David Kolb supplies the following list of forms that "philosophical hypertext" could take:
Mostly linear ways:
- Caterpillar text, with expansions and "footnotes" off to the side.
- Pyramidal text with an outline--(as in the essay "Habermas Pyramid" in this collection [Socrates in the Labyrinth]).
- An archive or library of journal articles and cross-references.
Less linear ways (but retaining main lines):
- Multiple arguments (parallel or independent) leading to joint or related conclusions.
- Dialogue or multilog with references: parallel monologues that consider each other through cross references, although not in linear order.
- Text with various undermining or deconstructive or qualifying or meta-commenting moves applied locally or throughout.
- Forests of commentary upon commentary--as in the great commentary traditions: medieval, Chinese, Indian, Talmudic.
Much less linear ways:
- Text segments that support multiple outlines and multiple or conflicting arguments as varying paths.
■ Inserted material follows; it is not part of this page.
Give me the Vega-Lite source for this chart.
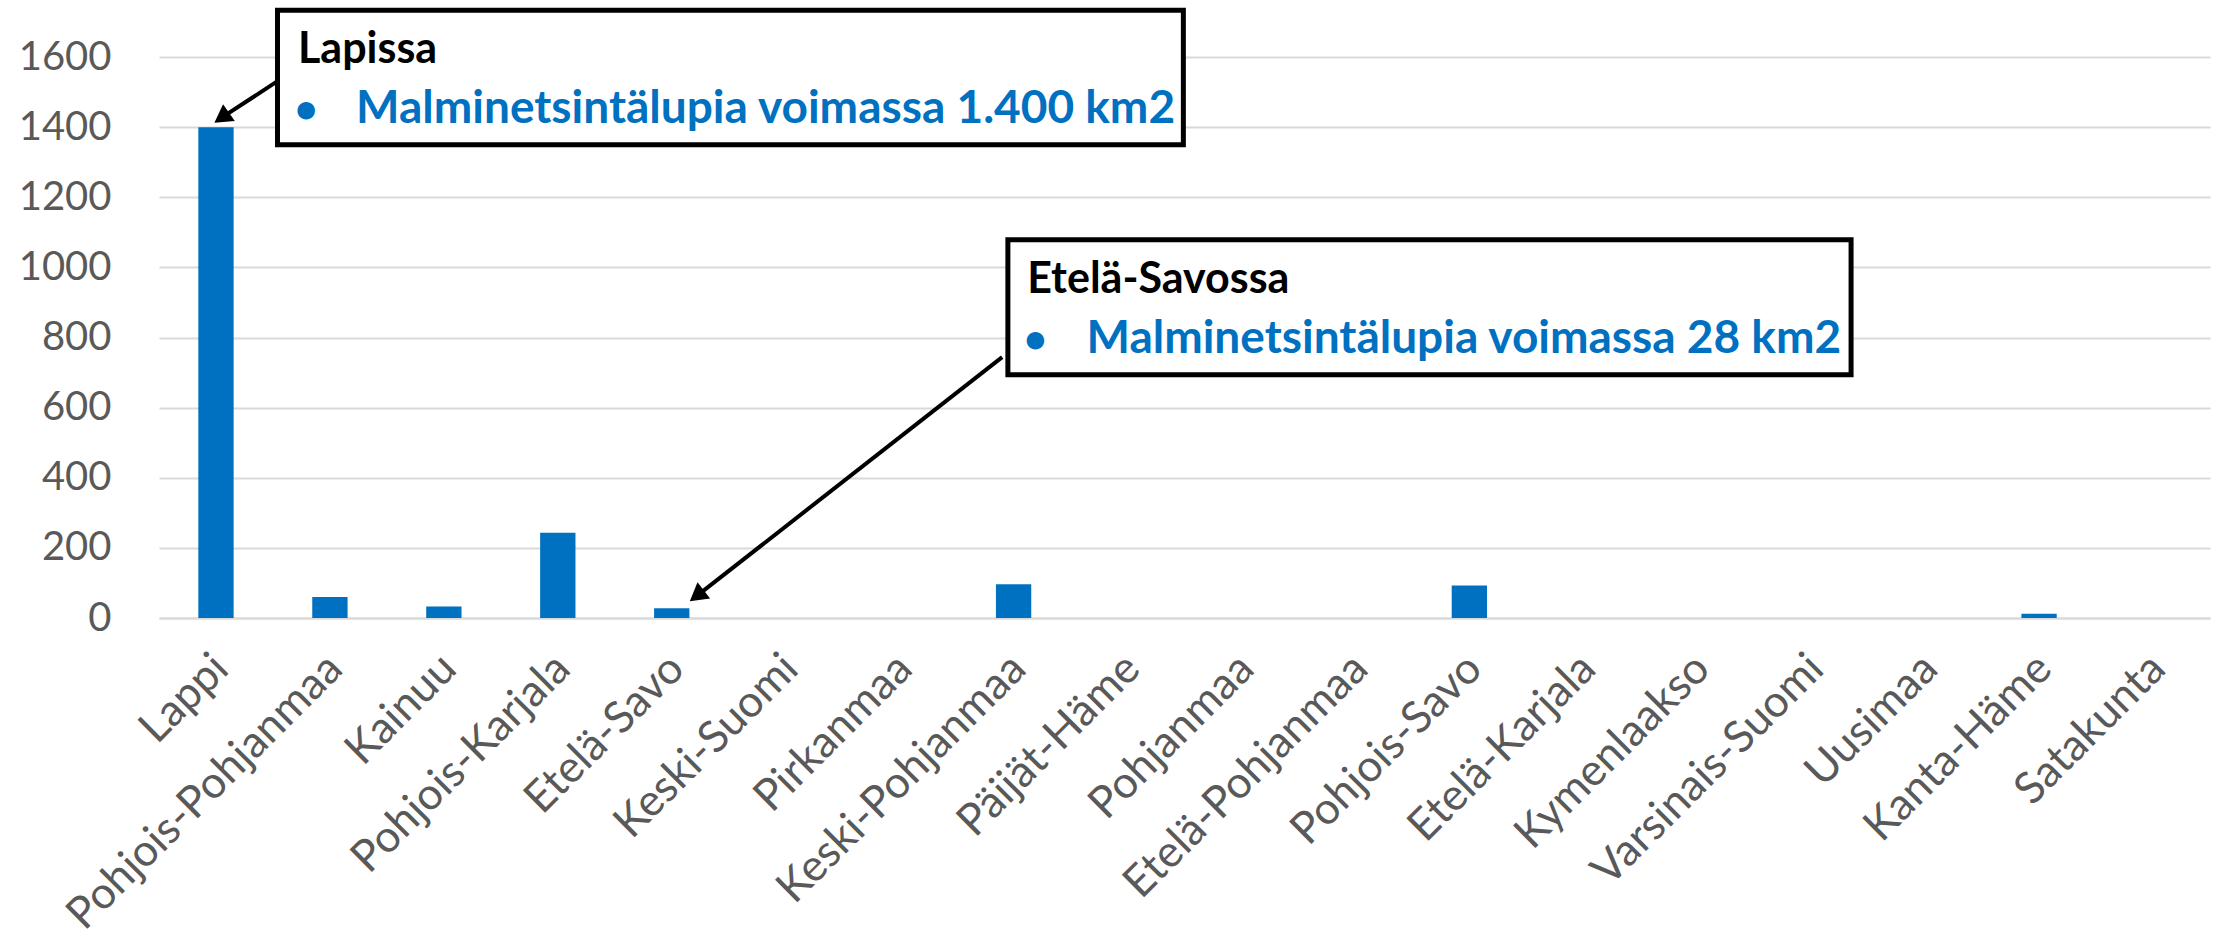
{
  "$schema": "https://vega.github.io/schema/vega-lite/v6.json",
  "autosize": {"type": "none"},
  "width": 2051,
  "height": 561,
  "padding": {"left": 159, "top": 57, "right": 11, "bottom": 325},
  "background": "white",
  "config": {"view": {"stroke": null}, "font": "Lato"},
  "datasets": {
    "bars": [
      {"region": "Lappi", "value": 1400},
      {"region": "Pohjois-Pohjanmaa", "value": 60},
      {"region": "Kainuu", "value": 33},
      {"region": "Pohjois-Karjala", "value": 243},
      {"region": "Etelä-Savo", "value": 28},
      {"region": "Keski-Suomi", "value": 0},
      {"region": "Pirkanmaa", "value": 0},
      {"region": "Keski-Pohjanmaa", "value": 96},
      {"region": "Päijät-Häme", "value": 0},
      {"region": "Pohjanmaa", "value": 0},
      {"region": "Etelä-Pohjanmaa", "value": 0},
      {"region": "Pohjois-Savo", "value": 93},
      {"region": "Etelä-Karjala", "value": 0},
      {"region": "Kymenlaakso", "value": 0},
      {"region": "Varsinais-Suomi", "value": 0},
      {"region": "Uusimaa", "value": 0},
      {"region": "Kanta-Häme", "value": 12},
      {"region": "Satakunta", "value": 0}
    ],
    "boxes": [
      {"box": "Lapissa", "x1": 1.04, "x2": 8.99, "y1": 1350, "y2": 1733},
      {"box": "Etelä-Savossa", "x1": 7.45, "x2": 14.85, "y1": 694, "y2": 1079}
    ],
    "arrows": [
      {"arrow": "a1", "x1": 1.04, "y1": 1531, "x2": 0.55, "y2": 1427},
      {"arrow": "a2", "x1": 7.4, "y1": 744, "x2": 4.72, "y2": 63}
    ],
    "titles": [
      {"label": "Lapissa", "x": 1.22, "y": 1582},
      {"label": "Etelä-Savossa", "x": 7.62, "y": 926}
    ],
    "bodies": [
      {"bullet": "•", "bx": 1.19, "label": "Malminetsintälupia voimassa 1.400 km2", "x": 1.73, "y": 1411},
      {"bullet": "•", "bx": 7.59, "label": "Malminetsintälupia voimassa 28 km2", "x": 8.14, "y": 755}
    ]
  },
  "layer": [
    {
      "data": {"name": "bars"},
      "mark": {"type": "bar", "color": "#0070C0"},
      "encoding": {
        "x": {
          "field": "region", "type": "nominal", "sort": null, "title": null,
          "scale": {"paddingInner": 0.69, "paddingOuter": 0.345},
          "axis": {"labelAngle": -45, "labelFontSize": 44, "labelColor": "#595959", "labelFont": "Lato", "labelLimit": 0,
                   "ticks": false, "domainColor": "#d9d9d9", "domainWidth": 2, "labelPadding": 28, "labelOffset": -10}
        },
        "y": {
          "field": "value", "type": "quantitative", "title": null,
          "scale": {"domain": [0, 1600], "nice": false},
          "axis": {"values": [0, 200, 400, 600, 800, 1000, 1200, 1400, 1600], "format": "d",
                   "labelFontSize": 40, "labelColor": "#595959", "labelFont": "Lato", "domain": false, "ticks": false,
                   "labelPadding": 48, "gridColor": "#d9d9d9", "gridWidth": 2}
        }
      }
    },
    {
      "data": {"name": "boxes"},
      "mark": {"type": "rect", "fill": "white", "stroke": "black", "strokeWidth": 5},
      "encoding": {
        "x": {"field": "x1", "type": "quantitative", "title": null, "scale": {"domain": [0, 18], "nice": false, "zero": false}, "axis": null},
        "x2": {"field": "x2"},
        "y": {"field": "y1", "type": "quantitative", "title": null},
        "y2": {"field": "y2"}
      }
    },
    {
      "data": {"name": "arrows"},
      "mark": {"type": "rule", "stroke": "black", "strokeWidth": 4},
      "encoding": {
        "x": {"field": "x1", "type": "quantitative", "title": null, "scale": {"domain": [0, 18], "nice": false, "zero": false}, "axis": null},
        "x2": {"field": "x2"},
        "y": {"field": "y1", "type": "quantitative", "title": null},
        "y2": {"field": "y2"}
      }
    },
    {
      "data": {"name": "arrows"},
      "transform": [{"filter": "datum.arrow == 'a1'"}],
      "mark": {"type": "point", "shape": "triangle-up", "filled": true, "color": "black", "size": 420, "angle": 235, "opacity": 1},
      "encoding": {
        "x": {"field": "x2", "type": "quantitative", "title": null, "scale": {"domain": [0, 18], "nice": false, "zero": false}, "axis": null},
        "y": {"field": "y2", "type": "quantitative", "title": null}
      }
    },
    {
      "data": {"name": "arrows"},
      "transform": [{"filter": "datum.arrow == 'a2'"}],
      "mark": {"type": "point", "shape": "triangle-up", "filled": true, "color": "black", "size": 420, "angle": 232, "opacity": 1},
      "encoding": {
        "x": {"field": "x2", "type": "quantitative", "title": null, "scale": {"domain": [0, 18], "nice": false, "zero": false}, "axis": null},
        "y": {"field": "y2", "type": "quantitative", "title": null}
      }
    },
    {
      "data": {"name": "titles"},
      "mark": {"type": "text", "align": "left", "baseline": "alphabetic", "fontSize": 43, "fontWeight": "bold", "color": "black", "font": "Lato"},
      "encoding": {
        "x": {"field": "x", "type": "quantitative", "title": null, "scale": {"domain": [0, 18], "nice": false, "zero": false}, "axis": null},
        "y": {"field": "y", "type": "quantitative", "title": null},
        "text": {"field": "label"}
      }
    },
    {
      "data": {"name": "bodies"},
      "mark": {"type": "text", "align": "left", "baseline": "alphabetic", "fontSize": 46, "fontWeight": "bold", "color": "#0070C0", "font": "Lato"},
      "encoding": {
        "x": {"field": "x", "type": "quantitative", "title": null, "scale": {"domain": [0, 18], "nice": false, "zero": false}, "axis": null},
        "y": {"field": "y", "type": "quantitative", "title": null},
        "text": {"field": "label"}
      }
    },
    {
      "data": {"name": "bodies"},
      "mark": {"type": "text", "align": "left", "baseline": "alphabetic", "fontSize": 40, "fontWeight": "bold", "color": "#0070C0", "font": "Lato"},
      "encoding": {
        "x": {"field": "bx", "type": "quantitative", "title": null, "scale": {"domain": [0, 18], "nice": false, "zero": false}, "axis": null},
        "y": {"field": "y", "type": "quantitative", "title": null},
        "text": {"field": "bullet"}
      }
    }
  ],
  "resolve": {"scale": {"x": "independent"}}
}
- Exploring/exposing the discourse(s) surrounding an argument.
- A web of texts that reveals points of view, a landscape (or landscapes) with alternative (and perhaps fictional) maps.
- An expanding web of regions that ask questions upon questions.
- Additive text that is not contestatory.
- Holzwege. Martin Heidegger gave the title Woodpaths (Holzwege) to one collection of his essays. The title referred, he said, to fragmentary paths found in the forest, leading nowhere, not converging, but opening up the dark woods in one another's neighborhood. That plurality of paths seems an appropriate image for the paths we may write in hypertexts, and for thought as seeking what is to be said, with neither atomistic disintegration nor final unity.